Indeed, if one surveys the intellectual landscape of the western world during Renaissance and immediately thereafter, the tallest peaks - Fermat, deCartes, Kepler, Harvey, Galileo, Newton...- were almost all non-Jewish. There had been the occasional Jewish genius and even Jewish Golden Ages (as in the Arab-ruled Spain before 1000 AD) but the totality of their achievement was never really inconsistent with their share in the population. Even in the 17th and 18th centuries, the Jewish intellectual had not begun to overwhelm - Euler, Gauss, Lavoisier, ... were all 'Gentiles' (about the earliest Jewish Mathematical geniuses I know of are Frenchman Olinde Rodrigues (1795-1851) and of course, the great German Karl Jacobi (1804 - 1851).

But come the latter half of the 19th century and one sees Jewish seekers of scientific manna from all over Europe suddenly rising way beyond the level of the 'rest' - and with exponentially increasing frequency. From the Minkowskis, the Freuds, the Mathematicians from Russia and Poland and Hungary ... on to the Einsteins and Paulis and countless Twentieth Century and post-Millennial masters, this deluge of creativity has only gotten more powerful with time!

Even in areas like Western Classical Music, where the greatest masters of 17th and 18th centuries were almost all non-Jewish, Jews have excelled in more recent times. And that reminds me of an anecdote (not sure if it is authentic, but I guess it is illustrative in a rather profound way):

Someone asked famous Jewish violinist Itzhak Perlman as to how his family had so many gifted violinists. The answer was: "While fleeing from Pogroms, a violin could be easily carried under one's arm. We could not have possibly chosen to specialize in the Piano!"

(And after pogroms ceased in post-1917 Russia, things appear to have changed somewhat: a virtuoso pianist who often performed and recorded with Perlman was Vladimir Ashkenazy, ethnically a Jewish Russian!).

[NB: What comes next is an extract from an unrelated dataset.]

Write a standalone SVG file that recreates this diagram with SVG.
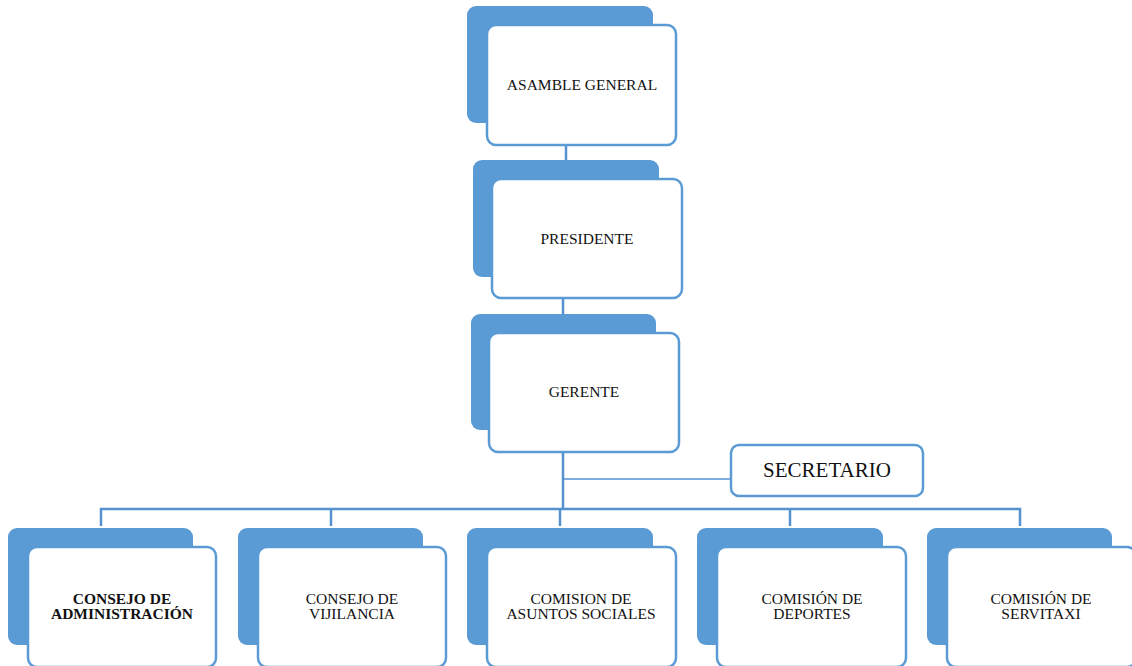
<svg xmlns="http://www.w3.org/2000/svg" width="1132" height="666" viewBox="0 0 1132 666">
<style>
.back{fill:#5b9bd5;}
.front{fill:#ffffff;stroke:#5b9bd5;stroke-width:2.5;}
.conn{fill:none;stroke:#5590cf;stroke-width:2.5;}
.thin{fill:none;stroke:#5590cf;stroke-width:1.3;}
text{font-family:"Liberation Serif","Times New Roman",serif;fill:#111;text-anchor:middle;}
.t{font-size:15.5px;}
.b{font-size:15.5px;font-weight:bold;}
.big{font-size:21px;}
</style>
<rect width="1132" height="666" fill="#ffffff"/>
<g id="connectors">
<line class="conn" x1="566" y1="145" x2="566" y2="179"/>
<line class="conn" x1="563" y1="298" x2="563" y2="333"/>
<line class="conn" x1="563" y1="452" x2="563" y2="510"/>
<line class="thin" x1="563" y1="479" x2="731" y2="479"/>
<polyline class="conn" points="101,526 101,509 1020,509 1020,526"/>
<line class="conn" x1="331" y1="509" x2="331" y2="526"/>
<line class="conn" x1="560" y1="509" x2="560" y2="526"/>
<line class="conn" x1="790" y1="509" x2="790" y2="526"/>
</g>
<g id="asamble">
<rect class="back" x="467" y="6" width="186" height="117" rx="9"/>
<rect class="front" x="487" y="25" width="189" height="120" rx="9"/>
<text class="t" x="582" y="90">ASAMBLE GENERAL</text>
</g>
<g id="presidente">
<rect class="back" x="473" y="160" width="186" height="117" rx="9"/>
<rect class="front" x="492" y="179" width="190" height="119" rx="9"/>
<text class="t" x="587" y="244">PRESIDENTE</text>
</g>
<g id="gerente">
<rect class="back" x="471" y="314" width="185" height="116" rx="9"/>
<rect class="front" x="489" y="333" width="190" height="119" rx="9"/>
<text class="t" x="584" y="397">GERENTE</text>
</g>
<g id="secretario">
<rect class="front" x="731" y="445" width="192" height="51" rx="8"/>
<text class="big" x="827" y="477">SECRETARIO</text>
</g>
<g id="consejo-admin">
<rect class="back" x="8" y="528" width="185" height="117" rx="9"/>
<rect class="front" x="28" y="547" width="188" height="120" rx="9"/>
<text class="b" x="122" y="604">CONSEJO DE</text>
<text class="b" x="122" y="619">ADMINISTRACIÓN</text>
</g>
<g id="consejo-vigilancia">
<rect class="back" x="238" y="528" width="185" height="117" rx="9"/>
<rect class="front" x="258" y="547" width="188" height="120" rx="9"/>
<text class="t" x="352" y="604">CONSEJO DE</text>
<text class="t" x="352" y="619">VIJILANCIA</text>
</g>
<g id="comision-sociales">
<rect class="back" x="467" y="528" width="186" height="117" rx="9"/>
<rect class="front" x="487" y="547" width="189" height="120" rx="9"/>
<text class="t" x="581" y="604">COMISION DE</text>
<text class="t" x="581" y="619">ASUNTOS SOCIALES</text>
</g>
<g id="comision-deportes">
<rect class="back" x="697" y="528" width="186" height="117" rx="9"/>
<rect class="front" x="717" y="547" width="189" height="120" rx="9"/>
<text class="t" x="812" y="604">COMISIÓN DE</text>
<text class="t" x="812" y="619">DEPORTES</text>
</g>
<g id="comision-servitaxi">
<rect class="back" x="927" y="528" width="185" height="117" rx="9"/>
<rect class="front" x="947" y="547" width="189" height="120" rx="9"/>
<text class="t" x="1041" y="604">COMISIÓN DE</text>
<text class="t" x="1041" y="619">SERVITAXI</text>
</g>
</svg>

I am not knowledgeable enough to analyze the factors which triggered this Jewish phenomenon of truly Biblical proportions. But I do see some serious lessons for the wider world: Immense potential greatness is intrinsic to mankind (and there is far more of it available now than there ever has been, given our rising numbers and education levels); and it is just that the tiny Jewish community, rather mysteriously, has found the magic key to unlock this potential. In other words, Jews have NOT overachieved, but the rest of us (Mallus and all) have been a *mass of criminal underachievers*; and we need to do something serious about it!

Note: A more low-key and on-going process is the slow decline of Germany. World leaders in the 19th and early 20th centuries, German Science has now fallen behind the US, France and UK and Russia to almost Indian levels. The expulsion of the Jews during the Third Reich must have plenty to do with that!

7 Comments:

  • At 3:54 AM, Blogger Karthik said…

    Great post Nanda. Probably a comparison of the Jews would be justified if we take into account the Brahmin community of India. Even then, the achievements of the Jews is amazing.

    In Physics it was Einstein, Pauli and Feynman.

    In films it is Steven Speilberg, Stanley Kubrick and Kirk Douglas.

    That violinist you mentioned..Wasn't the film "Pianist" similar to his life..based on a Poilsh Jew violinist..

    As to non-Jews who can break the convention of only Jews able to succeed, the best example can be that of Henry Ford, thogh i don't support his anti-Semitist views.

     
  • At 10:01 PM, Blogger R.Nandakumar said…

    thanks karthik.

    yes, i have heard of comparisons between (especially tamil) brahmins and jews. but then brahmins have been custodians of desi knowledge for ages and jews appear to have had no such monopoly at any point of time - in medieval europe, the christian clergy was the real academic power.
    and the present jewish excellence appears to be only a couple of centuries old.

    i am afraid i have not seen 'the pianist'. let me try to.

     
  • At 9:11 PM, Blogger Karthik said…

    Hi Nanda,
    Just wanted to give you one info. My 8 years senior at school 'Anil Shaji' is now doing his research in Statistical Mechanics under the guidance of ECG Sudarshan. He is also the son of acclaimed director Shaji.N.Karun.

    Just google his name and the first result gives the link to his homepage at New Mexico University :-)

     
  • At 11:43 PM, Blogger R.Nandakumar said…

    karthik,

    actually, i do know anil shaji (although he probably does not know me - yet); in fact, i have seen him a couple of times, long ago in chennai, when he used to be at iit.

    and nice to know he is doing very strongly in research.

     
  • At 5:40 AM, Blogger Karthik said…

    Nanda, have you read the memoirs of Feynman "Pleasure of finding things out", "What do you care what other people think" etc. Awaiting a future post from you reviewing such books. Will be interesting!

    P.S: Sorry for this recurring comments in a single post. But I think you would be a really good reviewer of such books.

     
  • At 5:58 AM, Blogger R.Nandakumar said…

    karthik,

    thanks again.

    i have referred to feynman quite a few times in some earlier posts here and have been a big admirer of his lectures. but i have read only parts of 'surely you are joking'and am yet to read 'what do you care...' guess now i should.

     
  • At 8:52 AM, Blogger enu said…

    I heard the reason for the explosion of creativity spoken about recently-- it is because of fact that their position in society europe and elsewhere was marginal; that they were skeptics etc.
    But I believe there must be host of other reasons also. Why, for example, israel where jews are definitely not marginal is still able to keep the count of world class scientists and mathematicians still high.